The outlook for the biggest automotive industry in Western Europe remains gloomy as BMI expects the
recession in Germany to take effect. As BMI examines in its latest Germany Autos Report, the
government kicked-started 2009 with a broad economic package of EUR50bn, out of which EUR1.5bn
has been earmarked to support the industry.
As a part of a scheme unveiled on January 13, the government has introduced consumer incentives of
EUR2,500 for trading in an old vehicle for the purchase of a new, more efficient model – commonly
known as a scrappage scheme – with the intention of boosting demand. BMI presents an optimistic
sales forecast with sales ending at 2.9% lower than 2008, revised from our earlier forecast of a 3.6%
year-on-year (y-o-y) fall. This is in sharp contrast to our export figures. We expect these to fall by
nearly 7.8% y-o-y against our earlier forecast of a 6.5% y-o-y fall. This change comes on the back of
slowing economic activities in Eastern Europe, where German vehicles are among the most popular.
Similarly, BMI expects automakers to operate on reduced capacities due to falling domestic and foreign
demand. According to German interest group Verband der Automobilindustrie (VDA), commercial
production reached 514,300 units in 2008, up by 2% y-o-y, while passenger car production fell by
nearly 3% y-o-y to 5.5mn units. In 2009, manufacturers such as Volkswagen AG (VW) are attempting
to limit over-production and maintain stronger fiscal positions. Therefore we maintain our production
forecast of a 3.6% y-o-y fall to 5.82mn units, down from 6.04mn in 2008.

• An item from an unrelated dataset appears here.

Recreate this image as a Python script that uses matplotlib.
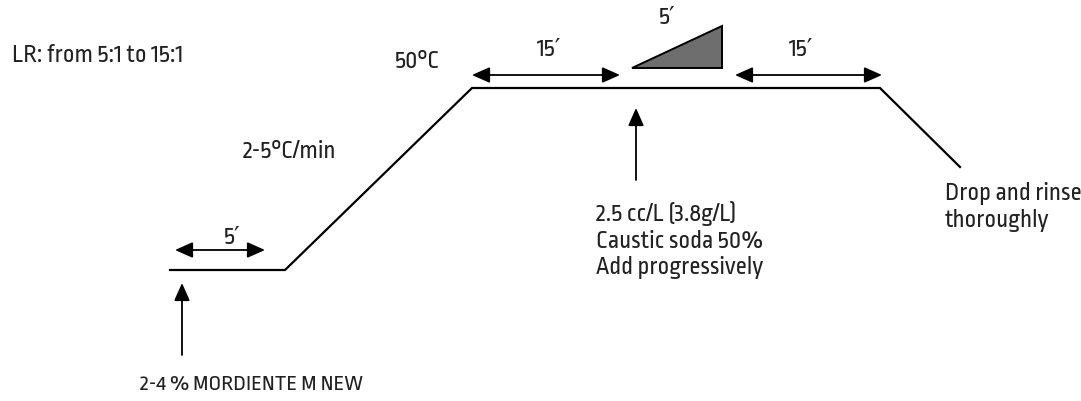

The credit crisis has brought difficult times, particularly for General Motor (GM)’s German subsidiary
Opel. It is now seeking EUR2.6bn in loan guarantees and EUR700mn in contributions from the
government and its labour force, respectively, to plug the liquidity gap. VW’s finance unit has received
state guarantees of up to EUR2bn (US$3.87bn) for refinancing loans from Germany’s Financial
Market Stabilization Fund (SoFFin). Although most manufacturers have similar problems, the
government is cautious that supporting some carmakers may set a precedent in the industry, and other
companies will rely on government support for their survival.
Germany’s second placing in BMI’s Business Environment Ratings means there is little room for
growth. The presence of VW (19.9% market share) as a market leader, followed by Mercedes-Benz
(10.6%), BMW AG (9.2%) and Audi AG (8.1%) leaves most foreign firms with smaller market shares
and few opportunities to improve sales through the government’s incentive package.